Requirements:
Locate the string "this" throughout the material and copy every line in which it occurs.

Dataset entries:
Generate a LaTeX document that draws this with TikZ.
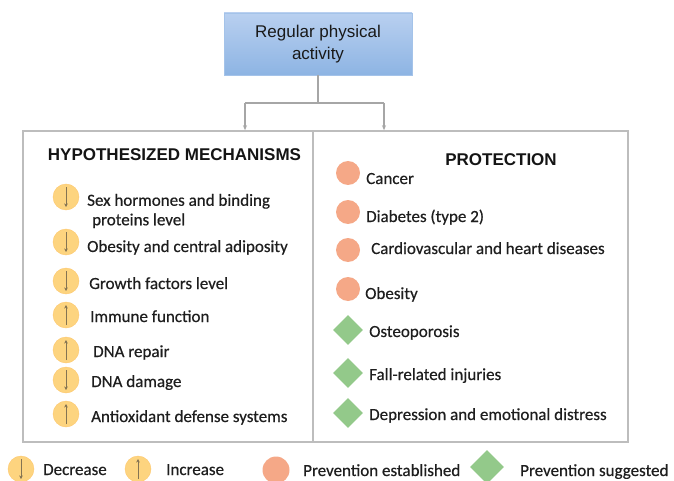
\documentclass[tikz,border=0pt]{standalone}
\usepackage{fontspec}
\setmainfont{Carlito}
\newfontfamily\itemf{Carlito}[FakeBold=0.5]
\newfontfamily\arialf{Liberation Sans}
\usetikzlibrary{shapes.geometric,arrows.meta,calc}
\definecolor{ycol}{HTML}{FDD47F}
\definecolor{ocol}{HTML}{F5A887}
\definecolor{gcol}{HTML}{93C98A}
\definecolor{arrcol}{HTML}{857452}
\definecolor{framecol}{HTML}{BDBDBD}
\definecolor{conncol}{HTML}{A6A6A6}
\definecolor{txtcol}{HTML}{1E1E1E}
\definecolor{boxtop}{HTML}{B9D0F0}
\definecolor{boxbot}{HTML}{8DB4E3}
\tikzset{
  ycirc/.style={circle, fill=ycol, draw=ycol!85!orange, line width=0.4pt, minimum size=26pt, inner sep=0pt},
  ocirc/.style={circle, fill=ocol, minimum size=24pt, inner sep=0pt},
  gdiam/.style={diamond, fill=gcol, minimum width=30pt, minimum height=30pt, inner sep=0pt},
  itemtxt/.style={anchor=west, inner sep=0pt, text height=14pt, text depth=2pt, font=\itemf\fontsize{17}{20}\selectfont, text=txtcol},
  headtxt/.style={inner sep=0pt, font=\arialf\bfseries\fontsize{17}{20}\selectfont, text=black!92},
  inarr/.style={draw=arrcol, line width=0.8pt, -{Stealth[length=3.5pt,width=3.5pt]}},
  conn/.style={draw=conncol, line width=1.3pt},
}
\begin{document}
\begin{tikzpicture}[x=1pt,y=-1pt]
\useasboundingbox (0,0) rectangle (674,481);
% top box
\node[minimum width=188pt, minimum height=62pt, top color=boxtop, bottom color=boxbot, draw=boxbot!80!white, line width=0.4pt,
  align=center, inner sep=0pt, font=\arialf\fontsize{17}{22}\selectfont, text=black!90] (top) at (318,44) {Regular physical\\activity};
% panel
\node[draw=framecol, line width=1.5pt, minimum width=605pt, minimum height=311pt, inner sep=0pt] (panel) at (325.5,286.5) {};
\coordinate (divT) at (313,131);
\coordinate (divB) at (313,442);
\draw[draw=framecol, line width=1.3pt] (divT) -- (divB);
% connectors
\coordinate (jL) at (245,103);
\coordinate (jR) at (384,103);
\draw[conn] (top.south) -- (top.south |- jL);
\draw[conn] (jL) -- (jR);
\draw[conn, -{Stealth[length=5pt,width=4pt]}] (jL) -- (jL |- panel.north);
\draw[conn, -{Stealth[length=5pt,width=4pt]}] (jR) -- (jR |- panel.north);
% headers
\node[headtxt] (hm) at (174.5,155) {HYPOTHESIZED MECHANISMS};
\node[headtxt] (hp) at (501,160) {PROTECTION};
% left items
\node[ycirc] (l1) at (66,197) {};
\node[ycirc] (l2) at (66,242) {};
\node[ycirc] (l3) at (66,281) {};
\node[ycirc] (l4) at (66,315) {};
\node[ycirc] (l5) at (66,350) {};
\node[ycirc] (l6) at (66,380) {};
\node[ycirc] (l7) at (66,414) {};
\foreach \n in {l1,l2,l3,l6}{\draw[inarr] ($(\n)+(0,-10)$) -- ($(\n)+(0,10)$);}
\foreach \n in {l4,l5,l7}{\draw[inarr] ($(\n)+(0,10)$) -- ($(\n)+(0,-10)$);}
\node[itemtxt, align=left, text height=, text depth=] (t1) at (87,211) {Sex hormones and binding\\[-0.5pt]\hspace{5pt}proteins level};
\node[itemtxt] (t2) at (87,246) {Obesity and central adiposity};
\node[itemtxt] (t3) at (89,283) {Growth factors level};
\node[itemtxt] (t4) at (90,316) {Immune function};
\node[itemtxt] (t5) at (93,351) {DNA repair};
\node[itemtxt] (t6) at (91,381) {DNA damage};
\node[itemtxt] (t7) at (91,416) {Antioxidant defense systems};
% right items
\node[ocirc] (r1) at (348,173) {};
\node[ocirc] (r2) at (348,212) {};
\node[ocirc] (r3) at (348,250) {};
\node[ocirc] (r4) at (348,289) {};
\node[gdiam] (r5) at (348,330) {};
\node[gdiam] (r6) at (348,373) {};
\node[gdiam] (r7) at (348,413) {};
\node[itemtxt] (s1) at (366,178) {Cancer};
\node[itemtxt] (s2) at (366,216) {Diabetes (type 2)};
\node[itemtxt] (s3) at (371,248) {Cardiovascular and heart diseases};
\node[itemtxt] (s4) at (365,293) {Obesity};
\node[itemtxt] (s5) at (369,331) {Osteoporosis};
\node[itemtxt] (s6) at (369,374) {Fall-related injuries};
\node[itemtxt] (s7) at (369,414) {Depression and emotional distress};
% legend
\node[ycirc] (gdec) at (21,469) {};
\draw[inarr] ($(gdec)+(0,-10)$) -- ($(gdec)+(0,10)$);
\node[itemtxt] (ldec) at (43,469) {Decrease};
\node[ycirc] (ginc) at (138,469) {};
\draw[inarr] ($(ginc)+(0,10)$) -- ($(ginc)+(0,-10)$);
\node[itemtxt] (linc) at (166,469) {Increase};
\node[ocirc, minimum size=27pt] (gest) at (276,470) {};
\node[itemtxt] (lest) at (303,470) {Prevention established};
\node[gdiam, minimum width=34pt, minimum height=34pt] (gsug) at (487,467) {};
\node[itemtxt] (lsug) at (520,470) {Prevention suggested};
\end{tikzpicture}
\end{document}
* * *
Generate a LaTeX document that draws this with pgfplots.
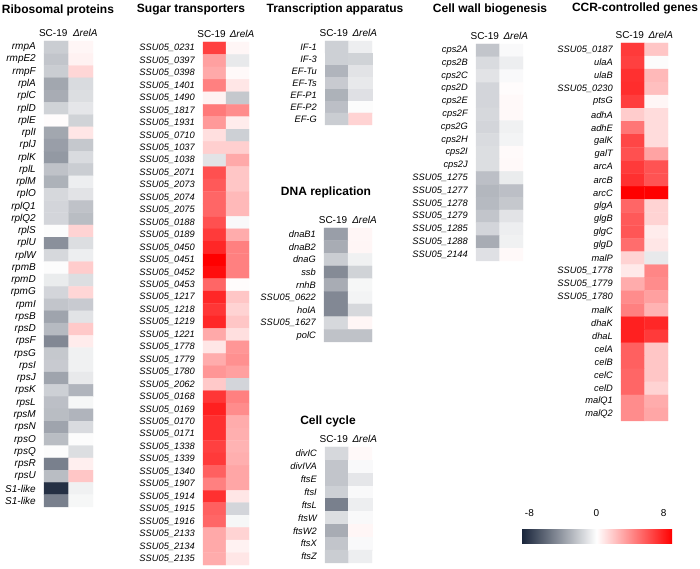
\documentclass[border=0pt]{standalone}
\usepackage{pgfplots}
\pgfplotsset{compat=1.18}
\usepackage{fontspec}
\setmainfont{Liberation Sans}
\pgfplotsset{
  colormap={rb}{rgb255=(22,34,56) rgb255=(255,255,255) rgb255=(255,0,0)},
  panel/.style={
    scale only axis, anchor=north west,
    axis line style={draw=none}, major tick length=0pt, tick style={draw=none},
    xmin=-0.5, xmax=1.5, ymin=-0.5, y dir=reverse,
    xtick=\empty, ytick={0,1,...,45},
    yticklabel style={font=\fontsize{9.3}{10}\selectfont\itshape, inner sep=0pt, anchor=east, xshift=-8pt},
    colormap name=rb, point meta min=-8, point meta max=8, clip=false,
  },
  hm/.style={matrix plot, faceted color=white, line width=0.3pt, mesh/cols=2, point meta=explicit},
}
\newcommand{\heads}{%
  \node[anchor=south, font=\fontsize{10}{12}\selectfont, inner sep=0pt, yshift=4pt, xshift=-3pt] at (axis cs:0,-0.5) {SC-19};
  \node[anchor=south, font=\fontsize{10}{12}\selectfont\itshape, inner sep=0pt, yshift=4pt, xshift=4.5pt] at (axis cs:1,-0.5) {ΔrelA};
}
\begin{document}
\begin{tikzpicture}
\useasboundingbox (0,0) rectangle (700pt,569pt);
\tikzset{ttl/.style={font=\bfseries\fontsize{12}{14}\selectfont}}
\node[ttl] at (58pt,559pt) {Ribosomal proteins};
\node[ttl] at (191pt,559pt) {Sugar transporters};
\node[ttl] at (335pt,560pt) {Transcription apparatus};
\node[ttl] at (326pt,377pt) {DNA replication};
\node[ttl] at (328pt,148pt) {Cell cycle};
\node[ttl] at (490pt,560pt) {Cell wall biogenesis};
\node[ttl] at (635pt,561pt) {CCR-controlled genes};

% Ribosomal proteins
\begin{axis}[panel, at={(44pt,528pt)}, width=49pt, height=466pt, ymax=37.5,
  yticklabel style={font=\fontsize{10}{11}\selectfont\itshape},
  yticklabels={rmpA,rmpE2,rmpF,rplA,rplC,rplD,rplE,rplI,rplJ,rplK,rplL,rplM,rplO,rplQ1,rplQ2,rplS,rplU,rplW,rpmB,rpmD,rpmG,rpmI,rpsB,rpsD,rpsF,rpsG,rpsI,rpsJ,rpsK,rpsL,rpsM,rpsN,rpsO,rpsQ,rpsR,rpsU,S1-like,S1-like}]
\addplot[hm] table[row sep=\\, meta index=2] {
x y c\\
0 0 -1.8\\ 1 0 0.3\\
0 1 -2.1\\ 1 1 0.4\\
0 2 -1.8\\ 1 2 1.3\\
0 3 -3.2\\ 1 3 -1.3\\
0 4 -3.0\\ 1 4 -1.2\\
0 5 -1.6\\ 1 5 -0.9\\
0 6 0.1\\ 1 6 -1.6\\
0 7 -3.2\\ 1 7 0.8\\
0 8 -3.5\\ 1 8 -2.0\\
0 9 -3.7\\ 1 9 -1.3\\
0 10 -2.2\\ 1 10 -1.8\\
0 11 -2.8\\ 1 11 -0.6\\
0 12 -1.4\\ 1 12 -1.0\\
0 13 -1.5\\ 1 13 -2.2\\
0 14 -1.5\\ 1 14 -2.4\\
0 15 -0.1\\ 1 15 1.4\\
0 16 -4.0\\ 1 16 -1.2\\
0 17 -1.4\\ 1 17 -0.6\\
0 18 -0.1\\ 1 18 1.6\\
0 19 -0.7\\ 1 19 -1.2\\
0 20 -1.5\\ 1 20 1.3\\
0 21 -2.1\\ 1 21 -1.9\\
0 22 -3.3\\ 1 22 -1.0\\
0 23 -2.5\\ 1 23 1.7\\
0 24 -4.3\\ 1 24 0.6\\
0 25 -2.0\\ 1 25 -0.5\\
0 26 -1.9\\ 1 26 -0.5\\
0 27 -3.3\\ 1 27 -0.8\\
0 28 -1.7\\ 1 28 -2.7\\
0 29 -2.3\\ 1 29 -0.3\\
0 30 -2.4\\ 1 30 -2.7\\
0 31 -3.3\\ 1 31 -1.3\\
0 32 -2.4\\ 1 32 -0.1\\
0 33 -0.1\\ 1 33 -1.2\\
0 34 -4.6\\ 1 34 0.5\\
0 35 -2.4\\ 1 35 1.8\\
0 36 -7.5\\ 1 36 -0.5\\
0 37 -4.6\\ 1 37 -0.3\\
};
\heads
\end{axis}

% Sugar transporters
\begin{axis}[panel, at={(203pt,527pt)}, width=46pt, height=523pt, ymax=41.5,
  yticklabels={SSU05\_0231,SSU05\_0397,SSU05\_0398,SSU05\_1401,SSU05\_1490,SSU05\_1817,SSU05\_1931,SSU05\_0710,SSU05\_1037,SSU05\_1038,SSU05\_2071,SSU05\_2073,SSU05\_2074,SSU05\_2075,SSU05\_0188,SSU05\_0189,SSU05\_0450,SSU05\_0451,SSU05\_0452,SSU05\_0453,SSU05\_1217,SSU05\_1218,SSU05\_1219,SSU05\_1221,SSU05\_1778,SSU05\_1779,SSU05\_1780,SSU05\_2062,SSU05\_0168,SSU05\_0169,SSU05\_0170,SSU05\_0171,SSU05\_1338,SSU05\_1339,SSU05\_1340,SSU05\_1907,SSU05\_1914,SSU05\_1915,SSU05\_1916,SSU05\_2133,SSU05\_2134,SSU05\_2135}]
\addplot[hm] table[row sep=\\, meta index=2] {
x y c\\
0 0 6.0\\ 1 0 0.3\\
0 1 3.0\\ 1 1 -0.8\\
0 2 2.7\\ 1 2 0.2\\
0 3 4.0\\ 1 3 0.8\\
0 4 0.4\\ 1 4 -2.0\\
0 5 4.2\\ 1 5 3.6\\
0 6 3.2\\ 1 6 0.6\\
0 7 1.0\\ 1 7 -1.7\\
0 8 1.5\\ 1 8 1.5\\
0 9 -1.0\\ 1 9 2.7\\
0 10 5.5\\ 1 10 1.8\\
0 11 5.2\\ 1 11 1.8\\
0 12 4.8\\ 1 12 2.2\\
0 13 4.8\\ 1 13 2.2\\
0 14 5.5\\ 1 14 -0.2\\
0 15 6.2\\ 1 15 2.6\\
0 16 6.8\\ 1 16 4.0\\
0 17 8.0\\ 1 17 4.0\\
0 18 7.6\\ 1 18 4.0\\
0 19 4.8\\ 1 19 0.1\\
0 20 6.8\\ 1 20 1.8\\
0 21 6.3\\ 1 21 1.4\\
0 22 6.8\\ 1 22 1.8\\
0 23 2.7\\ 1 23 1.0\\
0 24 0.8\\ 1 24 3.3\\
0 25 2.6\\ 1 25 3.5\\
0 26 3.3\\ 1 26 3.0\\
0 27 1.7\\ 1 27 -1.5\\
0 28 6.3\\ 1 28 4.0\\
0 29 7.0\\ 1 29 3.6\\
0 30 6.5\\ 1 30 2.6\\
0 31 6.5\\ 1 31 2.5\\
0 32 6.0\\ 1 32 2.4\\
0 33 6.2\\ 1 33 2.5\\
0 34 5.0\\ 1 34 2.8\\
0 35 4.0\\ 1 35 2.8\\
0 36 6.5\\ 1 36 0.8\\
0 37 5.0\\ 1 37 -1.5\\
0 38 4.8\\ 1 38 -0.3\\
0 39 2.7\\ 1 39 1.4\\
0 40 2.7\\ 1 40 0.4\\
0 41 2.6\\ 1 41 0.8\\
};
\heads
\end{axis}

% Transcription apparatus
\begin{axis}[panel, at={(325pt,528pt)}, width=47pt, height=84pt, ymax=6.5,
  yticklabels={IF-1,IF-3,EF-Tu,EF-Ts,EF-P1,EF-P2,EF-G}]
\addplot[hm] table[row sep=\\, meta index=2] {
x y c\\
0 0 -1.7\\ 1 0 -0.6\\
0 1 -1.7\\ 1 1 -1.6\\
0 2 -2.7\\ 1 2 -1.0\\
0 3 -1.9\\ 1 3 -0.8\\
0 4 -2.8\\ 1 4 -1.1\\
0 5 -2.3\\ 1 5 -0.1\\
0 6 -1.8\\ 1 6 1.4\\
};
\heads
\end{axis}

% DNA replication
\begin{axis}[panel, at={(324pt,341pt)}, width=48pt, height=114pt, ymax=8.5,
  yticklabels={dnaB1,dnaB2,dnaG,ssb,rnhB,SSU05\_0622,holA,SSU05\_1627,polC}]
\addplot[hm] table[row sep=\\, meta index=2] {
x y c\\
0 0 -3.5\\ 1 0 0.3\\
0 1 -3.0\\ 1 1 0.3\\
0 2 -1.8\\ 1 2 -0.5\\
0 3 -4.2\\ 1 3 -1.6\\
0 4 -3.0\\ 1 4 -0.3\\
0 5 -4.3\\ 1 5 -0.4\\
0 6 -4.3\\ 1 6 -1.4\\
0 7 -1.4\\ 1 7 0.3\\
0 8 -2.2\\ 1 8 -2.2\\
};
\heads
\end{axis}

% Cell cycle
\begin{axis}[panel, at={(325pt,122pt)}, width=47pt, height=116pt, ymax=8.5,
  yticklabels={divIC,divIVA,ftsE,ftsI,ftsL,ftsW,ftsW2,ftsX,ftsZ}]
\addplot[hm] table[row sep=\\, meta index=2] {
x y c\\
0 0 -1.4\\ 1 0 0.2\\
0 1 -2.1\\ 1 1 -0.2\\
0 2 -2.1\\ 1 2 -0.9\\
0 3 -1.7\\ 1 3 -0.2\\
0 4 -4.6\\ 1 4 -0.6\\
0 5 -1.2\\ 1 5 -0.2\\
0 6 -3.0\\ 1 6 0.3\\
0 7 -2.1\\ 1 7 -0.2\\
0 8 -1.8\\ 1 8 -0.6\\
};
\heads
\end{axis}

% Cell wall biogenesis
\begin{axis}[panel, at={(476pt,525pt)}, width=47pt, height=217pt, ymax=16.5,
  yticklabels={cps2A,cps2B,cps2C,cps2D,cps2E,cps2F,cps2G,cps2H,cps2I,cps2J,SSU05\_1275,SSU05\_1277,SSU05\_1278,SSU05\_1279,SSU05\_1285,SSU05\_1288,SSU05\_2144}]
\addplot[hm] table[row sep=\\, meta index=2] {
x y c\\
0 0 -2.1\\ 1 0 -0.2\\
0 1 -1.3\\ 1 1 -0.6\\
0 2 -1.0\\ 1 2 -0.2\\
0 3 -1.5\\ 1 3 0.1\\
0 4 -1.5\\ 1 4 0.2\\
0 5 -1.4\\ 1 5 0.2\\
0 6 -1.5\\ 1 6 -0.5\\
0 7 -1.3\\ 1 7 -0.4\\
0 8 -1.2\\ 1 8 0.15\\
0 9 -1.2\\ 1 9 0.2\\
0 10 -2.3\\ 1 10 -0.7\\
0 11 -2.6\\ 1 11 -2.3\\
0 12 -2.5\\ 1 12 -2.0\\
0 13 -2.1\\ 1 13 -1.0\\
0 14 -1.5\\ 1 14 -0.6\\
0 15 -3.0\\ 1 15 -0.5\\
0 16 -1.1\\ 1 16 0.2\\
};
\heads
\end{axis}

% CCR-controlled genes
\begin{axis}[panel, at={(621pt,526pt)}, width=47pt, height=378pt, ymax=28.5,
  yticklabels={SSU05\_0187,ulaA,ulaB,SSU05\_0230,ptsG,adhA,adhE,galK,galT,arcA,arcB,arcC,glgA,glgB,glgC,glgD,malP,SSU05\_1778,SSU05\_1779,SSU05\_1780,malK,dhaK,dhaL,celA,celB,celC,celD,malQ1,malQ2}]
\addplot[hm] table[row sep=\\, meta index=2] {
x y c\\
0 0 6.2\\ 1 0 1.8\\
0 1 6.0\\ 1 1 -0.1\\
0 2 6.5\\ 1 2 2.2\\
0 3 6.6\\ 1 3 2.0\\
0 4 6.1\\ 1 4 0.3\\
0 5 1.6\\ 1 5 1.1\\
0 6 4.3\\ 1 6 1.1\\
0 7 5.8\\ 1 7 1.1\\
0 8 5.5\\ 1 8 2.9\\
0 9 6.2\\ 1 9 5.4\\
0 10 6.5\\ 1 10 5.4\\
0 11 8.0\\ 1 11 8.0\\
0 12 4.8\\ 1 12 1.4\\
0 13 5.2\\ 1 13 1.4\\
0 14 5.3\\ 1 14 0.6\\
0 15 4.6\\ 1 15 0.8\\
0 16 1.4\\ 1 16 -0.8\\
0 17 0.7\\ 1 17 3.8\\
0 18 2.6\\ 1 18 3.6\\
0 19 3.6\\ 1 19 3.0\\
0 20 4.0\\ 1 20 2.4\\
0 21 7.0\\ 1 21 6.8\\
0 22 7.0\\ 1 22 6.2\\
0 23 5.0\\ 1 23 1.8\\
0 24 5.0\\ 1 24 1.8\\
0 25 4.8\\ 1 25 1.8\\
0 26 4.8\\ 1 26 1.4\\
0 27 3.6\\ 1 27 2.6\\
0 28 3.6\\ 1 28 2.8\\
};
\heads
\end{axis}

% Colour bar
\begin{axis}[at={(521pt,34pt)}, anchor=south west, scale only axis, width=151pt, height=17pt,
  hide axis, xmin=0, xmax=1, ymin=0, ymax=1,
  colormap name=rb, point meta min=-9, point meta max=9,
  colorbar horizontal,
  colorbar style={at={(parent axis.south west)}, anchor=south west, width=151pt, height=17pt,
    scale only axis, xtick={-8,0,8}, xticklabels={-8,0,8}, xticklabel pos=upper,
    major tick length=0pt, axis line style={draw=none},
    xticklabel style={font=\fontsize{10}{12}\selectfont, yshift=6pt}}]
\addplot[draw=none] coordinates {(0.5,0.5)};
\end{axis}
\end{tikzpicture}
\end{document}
--
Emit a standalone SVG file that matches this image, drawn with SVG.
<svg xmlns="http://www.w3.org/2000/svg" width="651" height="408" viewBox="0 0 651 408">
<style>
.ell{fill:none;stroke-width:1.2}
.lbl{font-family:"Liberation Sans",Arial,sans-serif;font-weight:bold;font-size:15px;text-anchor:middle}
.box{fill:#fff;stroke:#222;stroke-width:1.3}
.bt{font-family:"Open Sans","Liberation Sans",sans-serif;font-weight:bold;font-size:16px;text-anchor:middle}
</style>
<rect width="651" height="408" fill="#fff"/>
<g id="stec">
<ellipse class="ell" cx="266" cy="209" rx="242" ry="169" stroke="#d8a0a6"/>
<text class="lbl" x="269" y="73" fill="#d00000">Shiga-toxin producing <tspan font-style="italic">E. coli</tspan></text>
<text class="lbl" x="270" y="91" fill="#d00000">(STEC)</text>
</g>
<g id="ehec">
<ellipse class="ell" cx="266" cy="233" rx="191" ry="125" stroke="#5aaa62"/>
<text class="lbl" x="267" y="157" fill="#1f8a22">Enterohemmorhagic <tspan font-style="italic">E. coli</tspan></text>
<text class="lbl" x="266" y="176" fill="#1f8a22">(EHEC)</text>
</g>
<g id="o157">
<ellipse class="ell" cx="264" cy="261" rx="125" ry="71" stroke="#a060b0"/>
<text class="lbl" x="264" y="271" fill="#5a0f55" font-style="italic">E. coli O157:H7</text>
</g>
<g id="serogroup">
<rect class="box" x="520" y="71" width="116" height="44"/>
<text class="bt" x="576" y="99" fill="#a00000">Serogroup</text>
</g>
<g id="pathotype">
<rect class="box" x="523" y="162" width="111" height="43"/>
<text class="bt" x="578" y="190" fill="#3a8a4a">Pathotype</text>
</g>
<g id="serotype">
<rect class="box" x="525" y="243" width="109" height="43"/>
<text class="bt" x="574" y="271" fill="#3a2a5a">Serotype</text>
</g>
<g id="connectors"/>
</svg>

Task output:
Generate a LaTeX document that draws this with TikZ.
Generate a LaTeX document that draws this with pgfplots.
Emit a standalone SVG file that matches this image, drawn with SVG.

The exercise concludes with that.